Red Hat and IBM get certified
[Posted June 20, 2007 by jake]
Red Hat and IBM recently
announced
that Red Hat Enterprise Linux 5 (RHEL5) has earned the highest level of
security certification achievable by commercial off-the-shelf operating
systems. The certification is applicable when RHEL5 is running on IBM
hardware, but all of the software is freely available, which may reduce
the worries of customers regardless of which hardware they are considering running Linux on. The Fedora and
CentOS distributions will immediately benefit, because they use the
same software and SELinux policies, but other distributions can use the
information as well.
The certification
that RHEL5 achieved comes from one of the most acronym-dense
regions of the internet, which is, perhaps, unsurprising for a partnership
between industry and the US government. Here is how the press release puts it:
[RHEL5] has been approved by the National Information Assurance Partnership for
Common Criteria Evaluation & Validation Scheme [NIAP-CCEVS] at Evaluation Assurance Level 4 (EAL4+) for Labeled Security Protection Profile (LSPP), Controlled Access Protection Profile (CAPP), and Role-Based Access Control Protection Profile (RBAC).

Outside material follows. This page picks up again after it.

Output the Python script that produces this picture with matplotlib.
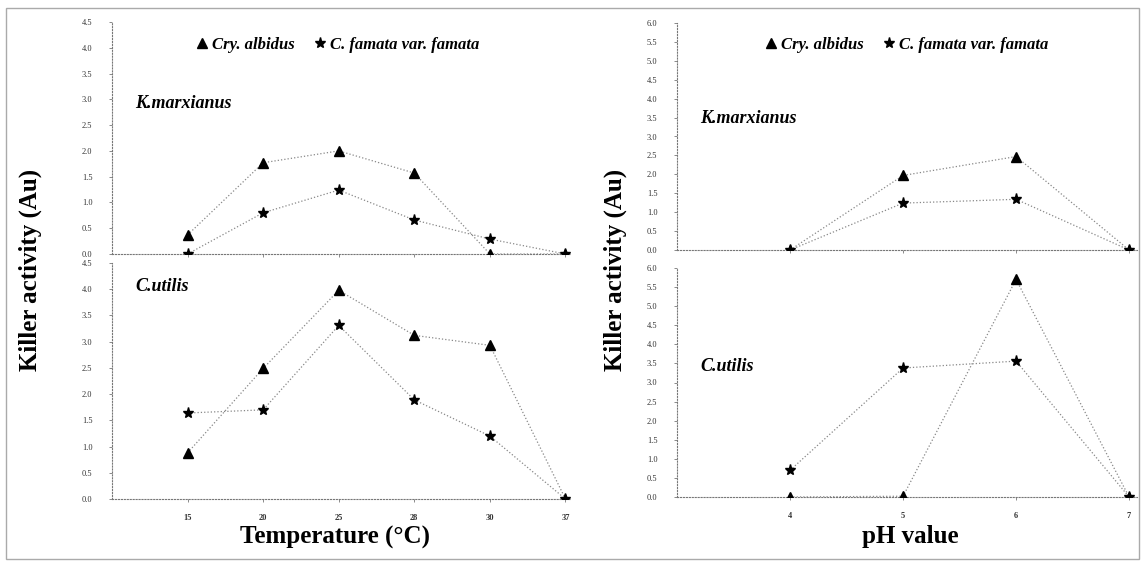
import matplotlib.pyplot as plt
from matplotlib.patches import Rectangle
from matplotlib.lines import Line2D

plt.rcParams['font.family'] = ['Liberation Serif', 'DejaVu Serif']

# temperature panel
temp_labels = ['15', '20', '25', '28', '30', '37']
km_temp_albidus = [0.37, 1.77, 2.0, 1.57, 0.0, 0.0]
km_temp_famata = [0.0, 0.8, 1.24, 0.66, 0.29, 0.0]
cu_temp_albidus = [0.88, 2.49, 3.98, 3.12, 2.93, 0.0]
cu_temp_famata = [1.64, 1.70, 3.31, 1.89, 1.20, 0.0]
temp_yticks = [0.0, 0.5, 1.0, 1.5, 2.0, 2.5, 3.0, 3.5, 4.0, 4.5]

# pH panel
ph_labels = ['4', '5', '6', '7']
km_ph_albidus = [0.0, 1.97, 2.47, 0.0]
km_ph_famata = [0.0, 1.24, 1.34, 0.0]
cu_ph_albidus = [0.0, 0.02, 5.7, 0.0]
cu_ph_famata = [0.7, 3.38, 3.56, 0.0]
ph_yticks = [0.0, 0.5, 1.0, 1.5, 2.0, 2.5, 3.0, 3.5, 4.0, 4.5, 5.0, 5.5, 6.0]

W, H = 1141, 561
fig = plt.figure(figsize=(W / 100, H / 100), dpi=100)


def box(x0, x1, ytop, ybot):
    return [x0 / W, 1 - ybot / H, (x1 - x0) / W, (ybot - ytop) / H]


def panel(rect, labels, a, f, yticks, ymax, xmax, name, namey, show_x):
    ax = fig.add_axes(rect)
    x = list(range(1, len(labels) + 1))
    ax.plot(x, a, ls=':', color='#888888', lw=0.9, marker='^', ms=7,
            mfc='black', mec='black', zorder=3)
    ax.plot(x, f, ls=':', color='#888888', lw=0.9, marker='*', ms=8,
            mfc='black', mec='black', zorder=3)
    ax.set_xlim(0, xmax)
    ax.set_ylim(0, ymax)
    ax.set_yticks(yticks)
    ax.set_yticklabels(['%.1f' % v for v in yticks], fontsize=6, color='#333333')
    ax.set_xticks(x)
    if show_x:
        ax.set_xticklabels(labels, fontsize=6, color='#333333', fontweight='bold')
    else:
        ax.set_xticklabels([])
    for s in ['top', 'right']:
        ax.spines[s].set_visible(False)
    for s in ['left', 'bottom']:
        ax.spines[s].set_linestyle(':')
        ax.spines[s].set_color('#777777')
        ax.spines[s].set_linewidth(0.8)
    ax.tick_params(axis='y', length=2, width=0.6, color='#777777', pad=12)
    ax.tick_params(axis='x', length=2, width=0.6, color='#777777', pad=9)
    ax.patch.set_alpha(0)
    ax.text(0.05, namey, name, transform=ax.transAxes, fontsize=13,
            fontweight='bold', style='italic')
    return ax


panel(box(112, 570, 22, 254), temp_labels, km_temp_albidus, km_temp_famata,
      temp_yticks, 4.5, 6.06, 'K.marxianus', 0.63, False)
panel(box(112, 570, 263, 499), temp_labels, cu_temp_albidus, cu_temp_famata,
      temp_yticks, 4.5, 6.06, 'C.utilis', 0.88, True)
panel(box(677, 1137, 23, 250), ph_labels, km_ph_albidus, km_ph_famata,
      ph_yticks, 6.0, 4.07, 'K.marxianus', 0.56, False)
panel(box(677, 1137, 268, 497), ph_labels, cu_ph_albidus, cu_ph_famata,
      ph_yticks, 6.0, 4.07, 'C.utilis', 0.55, True)

handles = [Line2D([], [], ls='none', marker='^', ms=7, color='black'),
           Line2D([], [], ls='none', marker='*', ms=8, color='black')]
names = ['Cry. albidus', 'C. famata var. famata']
for cx in [338 / W, 907 / W]:
    fig.legend(handles, names, loc='center', bbox_to_anchor=(cx, 1 - 45 / H),
               ncol=2, frameon=False, handlelength=0.6, handletextpad=0.3,
               columnspacing=1.2,
               prop={'size': 12, 'weight': 'bold', 'style': 'italic'})

fig.text(30 / W, 1 - 270 / H, 'Killer activity (Au)', rotation=90,
         ha='center', va='center', fontsize=18, fontweight='bold')
fig.text(615 / W, 1 - 270 / H, 'Killer activity (Au)', rotation=90,
         ha='center', va='center', fontsize=18, fontweight='bold')
fig.text(335 / W, 1 - 537 / H, 'Temperature (°C)', ha='center', va='center',
         fontsize=18, fontweight='bold')
fig.text(910 / W, 1 - 537 / H, 'pH value', ha='center', va='center',
         fontsize=18, fontweight='bold')

fig.patches.append(Rectangle((6 / W, 1 - 559 / H), 1133 / W, 551 / H,
                             transform=fig.transFigure, fill=False,
                             edgecolor='#aaaaaa', lw=1))

fig.savefig('out.png', dpi=100)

The NIAP is overseen by the US National Security Agency (NSA) and exists to
create and administer certification programs like CCEVS.
The various protection profiles list the security requirements that need to
be met to be certified. CAPP is concerned mostly with standard UNIX-style
users and permissions,
with some audit requirements thrown in. LSPP and RBAC are concerned with
the security capabilities provided by SELinux along with auditing
requirements. The profiles document the behavior that is
expected while the testing verifies that the system does indeed behave that
way.
These kinds of certifications are nice, in a checkbox kind of way. There
are many organizations that cannot or will not buy products that are not
certified for a particular level and protection profile. Windows Server has been certified at
EAL4, so filling in this checkbox for Linux may well remove a barrier to
Linux adoption in some places. Obtaining certification at this level is
great deal of work; Red Hat and IBM are to be commended for spending the
time and money to get to this point.
That being said, what does an EAL4+ mean for the security of servers that
run RHEL5? As we said in late
2003, when (pre-Novell) SuSE teamed up with IBM to get an EAL2+
certification, the answer is, unfortunately, not much. It would seem that
EAL4+ is a big step up from EAL2+, which it is, but not in the kinds of
protections it provides. The
EAL level is completely driven by how much testing and documentation go
into the certification; how much "assurance" there is that the profile is
met. The same profile (CAPP) was used in both.
In addition, the protection profiles are limited to:
a level of protection, which is appropriate for an assumed non-hostile and well-managed user community requiring protection against threats of inadvertent or casual attempts to breach the system security. The profile is not intended to be applicable to circumstances in which protection is required against determined attempts by hostile and well-funded attackers to breach system security.
This puts most, if not all, interesting security threats outside of the
scope of the testing. Adding two additional protection
profiles, as was done this time, is certainly significant, but they
still operate under the "no hostiles" caveat.
Kernel hacker James Morris
comments on
the certification:
A lot of people thought it would be outright impossible to get an open source OS certified at this level. Not only were they wrong, but we've done it in a way which makes it part of the mainline kernel, upstream userland, and integrated into standard distributions. It is not some out-dated, incompatible and outrageously expensive fork of the OS, as has historically been the case with trusted OSes. "Military-strength" security is just now just another feature you get as standard in Linux, and it receives the same testing and community benefits as the rest of the OS.
Evidently, "military strength" security is only able to resist its own
users making mistakes rather than a concerted effort by an enemy, but this is
still a marvelous accomplishment.
Perhaps the
most unfortunate part of this certification process is that it is likely to
vastly underestimate the abilities of an SELinux equipped system.
It would be very interesting to see what kind of protection profile could
actually be accommodated by RHEL5; it is likely to be much stronger than any
we have seen from CCEVS. But, given that customers are typically interested
in the checkbox much more than security, we will probably never know.